As the more transmissible delta variant fuels a wave of new COVID-19 cases, especially among younger, unvaccinated populations, nine out of 10 children in the U.S. remain unvaccinated, according to recent data from the Centers for Disease Control and Prevention. Children ages 12 to 17 are currently eligible to get a shot, and fewer than 9 million U.S. adolescents (less than half of that age group) have been vaccinated so far.
U.S. Surgeon General Vivek Murthy issued an advisory Thursday in reaction to misinformation that continues to erode the number of new vaccinations. He noted that an advisory is typically reserved for urgent public health threats “often linked to what we eat, drink and smoke.” But bad information, especially what’s been shared on social media, has spread false claims and sowed doubt about masks and social distancing, treatments and vaccines. As a result, Murthy said, misinformation has contributed to stifling more widespread adoption of vaccines, leaving millions of Americans, — many of them children — vulnerable to infection, hospitalization and even death.

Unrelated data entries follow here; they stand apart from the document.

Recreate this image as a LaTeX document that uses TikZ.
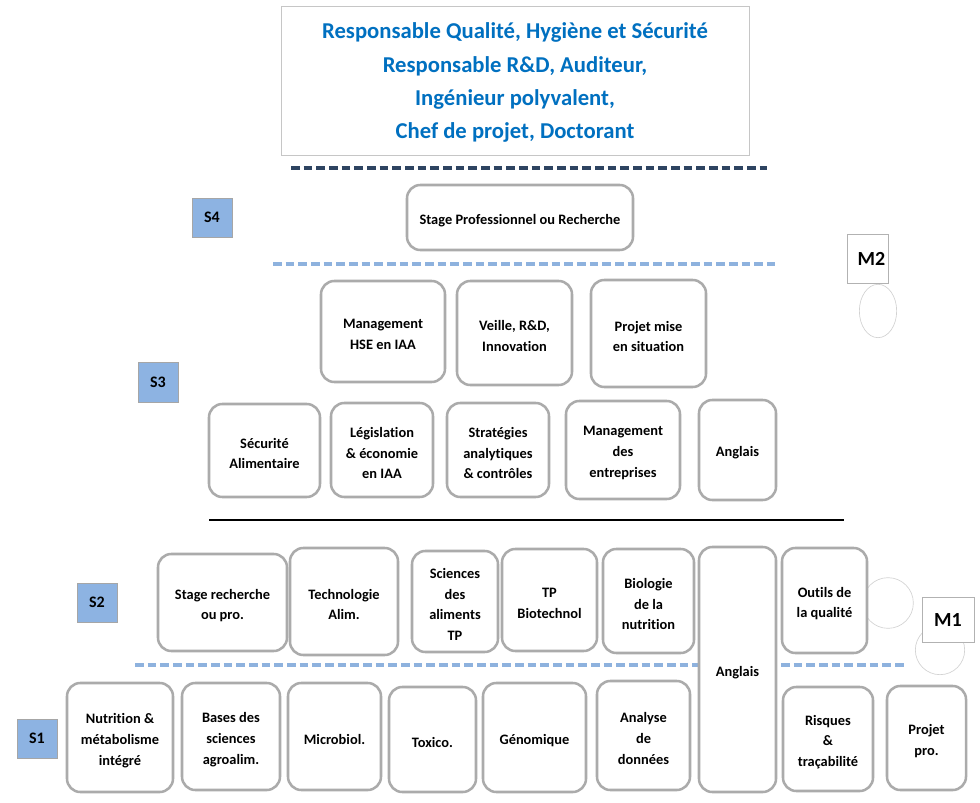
\documentclass[tikz,border=0pt]{standalone}
\usepackage{fontspec}
\setmainfont{Carlito}[RawFeature={-liga}]
\usetikzlibrary{shapes.geometric}
\definecolor{boxgray}{HTML}{ABABAB}
\definecolor{lblblue}{HTML}{8DB3E2}
\definecolor{topblue}{HTML}{0070C0}
\definecolor{navy}{HTML}{2E4461}
\definecolor{lightdash}{HTML}{8EB2DE}
\tikzset{
  course/.style={draw=boxgray, line width=1.9pt, rounded corners=10pt, fill=white, inner sep=0pt},
  course txt/.style={inner sep=0pt, align=center, yshift=-2.3pt,
    font=\fontsize{10.8}{15.5}\selectfont\bfseries},
  semlbl/.style={draw=gray!70, line width=0.6pt, fill=lblblue, inner sep=0pt},
  semlbl txt/.style={inner sep=0pt, font=\fontsize{12}{14}\selectfont\bfseries},
  mlbl/.style={draw=gray!60, line width=0.5pt, fill=white, inner sep=0pt},
  mlbl txt/.style={inner sep=0pt, font=\fontsize{15}{18}\selectfont\bfseries},
  topbox/.style={draw=gray!45, line width=0.6pt, fill=white, inner sep=0pt},
  topbox txt/.style={inner sep=0pt, align=center, yshift=-1.8pt,
    font=\fontsize{17}{25}\selectfont\bfseries, text=topblue},
  ghost/.style={draw=gray!35, line width=0.5pt},
  navydash/.style={draw=navy, line width=2.5pt, dash pattern=on 6.5pt off 3pt},
  bluedash/.style={draw=lightdash, line width=2.5pt, dash pattern=on 6.5pt off 3pt},
}
% #1 style, #2 name, #3 x1, #4 y1, #5 x2, #6 y2 (pixels), #7 text
\newcommand\pxbox[7]{%
  \pgfmathsetmacro\bcx{(#3+#5)/2}%
  \pgfmathsetmacro\bcy{(#4+#6)/2}%
  \pgfmathsetmacro\bww{(#5-#3)*0.75}%
  \pgfmathsetmacro\bhh{(#6-#4)*0.75}%
  \node[#1, minimum width=\bww pt, minimum height=\bhh pt] (#2) at (\bcx,\bcy) {};
  \node[#1 txt] (#2-t) at (#2.center) {#7};}
\begin{document}
\begin{tikzpicture}[x=0.75pt,y=-0.75pt]
\useasboundingbox (0,0) rectangle (980,802);
% top box
\pxbox{topbox}{top}{281}{6}{749}{155}{Responsable Qualité, Hygiène et Sécurité\\Responsable R\&D, Auditeur,\\Ingénieur polyvalent,\\Chef de projet, Doctorant}
% separators
\coordinate (d1a) at (291,168); \coordinate (d1b) at (767,168);
\draw[navydash] (d1a) -- (d1b);
\coordinate (d2a) at (273,264); \coordinate (d2b) at (775,264);
\draw[bluedash] (d2a) -- (d2b);
\coordinate (s1a) at (209,520); \coordinate (s1b) at (844,520);
\draw[black, line width=2.2pt] (s1a) -- (s1b);
\coordinate (d3a) at (135,665); \coordinate (d3b) at (905,665);
\draw[bluedash] (d3a) -- (d3b);

% semester labels
\pxbox{semlbl}{S4}{192}{198}{232}{237}{S4}
\pxbox{semlbl}{S3}{138}{362}{178}{402}{S3}
\pxbox{semlbl}{S2}{77}{583}{117}{622}{S2}
\pxbox{semlbl}{S1}{17}{719}{57}{758}{S1}

% M2
\node[ghost, ellipse, minimum width=28pt, minimum height=40pt, inner sep=0pt] (c2) at (878,311) {};
\pxbox{mlbl}{M2}{847}{234}{888}{283}{\hspace*{6pt}M2}
% M1
\node[ghost, circle, minimum size=38pt, inner sep=0pt] (c1a) at (888,603) {};
\node[ghost, circle, minimum size=37pt, inner sep=0pt] (c1b) at (940,650) {};
\pxbox{mlbl}{M1}{922}{597}{974}{642}{M1}

% S4
\pxbox{course}{stage4}{407}{185}{633}{250}{Stage Professionnel ou Recherche}

% S3 row 1
\pxbox{course}{mhse}{321}{281}{445}{382}{Management\\HSE en IAA}
\pxbox{course}{veille}{457}{281}{572}{385}{Veille, R\&D,\\Innovation}
\pxbox{course}{projms}{591}{280}{706}{387}{Projet mise\\en situation}
% S3 row 2
\pxbox{course}{secu}{209}{404}{320}{497}{Sécurité\\Alimentaire}
\pxbox{course}{legis}{331}{403}{433}{497}{Législation\\\& économie\\en IAA}
\pxbox{course}{strat}{447}{403}{549}{497}{Stratégies\\analytiques\\\& contrôles}
\pxbox{course}{mgmt}{566}{401}{680}{499}{Management\\des\\entreprises}
\pxbox{course}{ang3}{699}{400}{776}{500}{Anglais}

% S2
\pxbox{course}{stage2}{158}{554}{287}{651}{Stage recherche\\ou pro.}
\pxbox{course}{techno}{290}{548}{398}{655}{Technologie\\Alim.}
\pxbox{course}{scal}{412}{551}{498}{652}{Sciences\\des\\aliments\\TP}
\pxbox{course}{tpbio}{502}{549}{597}{651}{TP\\Biotechnol}
\pxbox{course}{bionut}{603}{549}{694}{653}{Biologie\\de la\\nutrition}
\pxbox{course}{ang12}{699}{547}{776}{792}{Anglais}
\pxbox{course}{outils}{782}{548}{867}{653}{Outils de\\la qualité}

% S1
\pxbox{course}{nutri}{67}{683}{173}{792}{Nutrition \&\\métabolisme\\intégré}
\pxbox{course}{bases}{182}{683}{280}{790}{Bases des\\sciences\\agroalim.}
\pxbox{course}{micro}{288}{683}{381}{790}{Microbiol.}
\pxbox{course}{toxico}{389}{687}{476}{792}{Toxico.}
\pxbox{course}{genom}{483}{683}{586}{792}{Génomique}
\pxbox{course}{analyse}{597}{681}{690}{790}{Analyse\\de\\données}
\pxbox{course}{risques}{783}{687}{873}{791}{Risques\\\&\\traçabilité}
\pxbox{course}{projpro}{887}{686}{966}{790}{Projet\\pro.}
\end{tikzpicture}
\end{document}
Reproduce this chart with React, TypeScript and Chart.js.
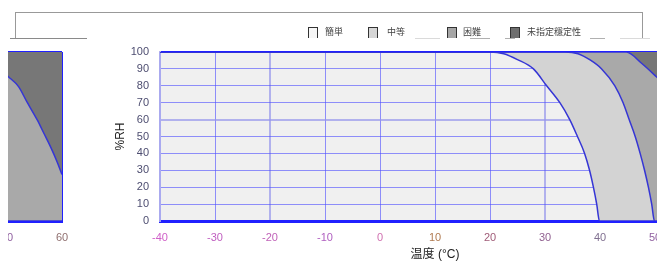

While children are less likely than adults to get severely ill, there’s another important reason to staunch the spread of COVID-19. Public health experts fear that the more the virus spreads among the unvaccinated, the more chance that variants could mutate and unravel progress made against the pandemic in pockets of the country where the vaccination rate remains dangerously low.
The Biden administration is urging social media companies to take more aggressive actions to slow the spreading infodemic, which has fed the ongoing public health crisis. Murthy urged individuals to pause and check if a story’s sources are credible before one shares. “When it comes to misinformation, not sharing is caring,” Murthy said. At the same time, the White House welcomed pop star Olivia Rodrigo on Wednesday to record messages about trusting the vaccine to share with her Instagram followers.
Conservative media outlets have perpetuated the misinformation that COVID-19 is not a serious illness in younger people, that the vaccines are more harmful than the virus and that the pandemic is a political tool used to manipulate people, said Dr. Peter Hotez, dean of the National School of Tropical Medicine at Baylor College of Medicine. Pundits who attended the recent Conservative Political Action Conference falsely framed the use of vaccines as a tool of political control. Meanwhile, the state of Tennessee on Tuesday fired Dr. Michelle Fiscus, who in her role as medical director of vaccine-preventable and infectious diseases had encouraged eligible adolescents to get the COVID-19 vaccine.
The public health community faces a steep climb in countering these false messages, Hotez said, and “it’s going to be really heartbreaking when you see so many kids get sick.”
Models and experts predict states in the South and Southwest will be swept up in a big acceleration of COVID cases that could interfere with opening schools next month. But even public health measures that could prevent further spread, such as face masks and social distancing, have been politicized and shunned in parts of the country.
“The states that are going to need them are going to be the states that are hardest to implement,” Hotez said.
While misinformation is not the only reason why more people aren’t getting vaccinated, Murthy said it is a very important one.
“In a moment like this when we see misinformation literally costing us our loved ones — costing us lives — all of us have to ask how we can be more accountable and responsible for the information that we share,” he said.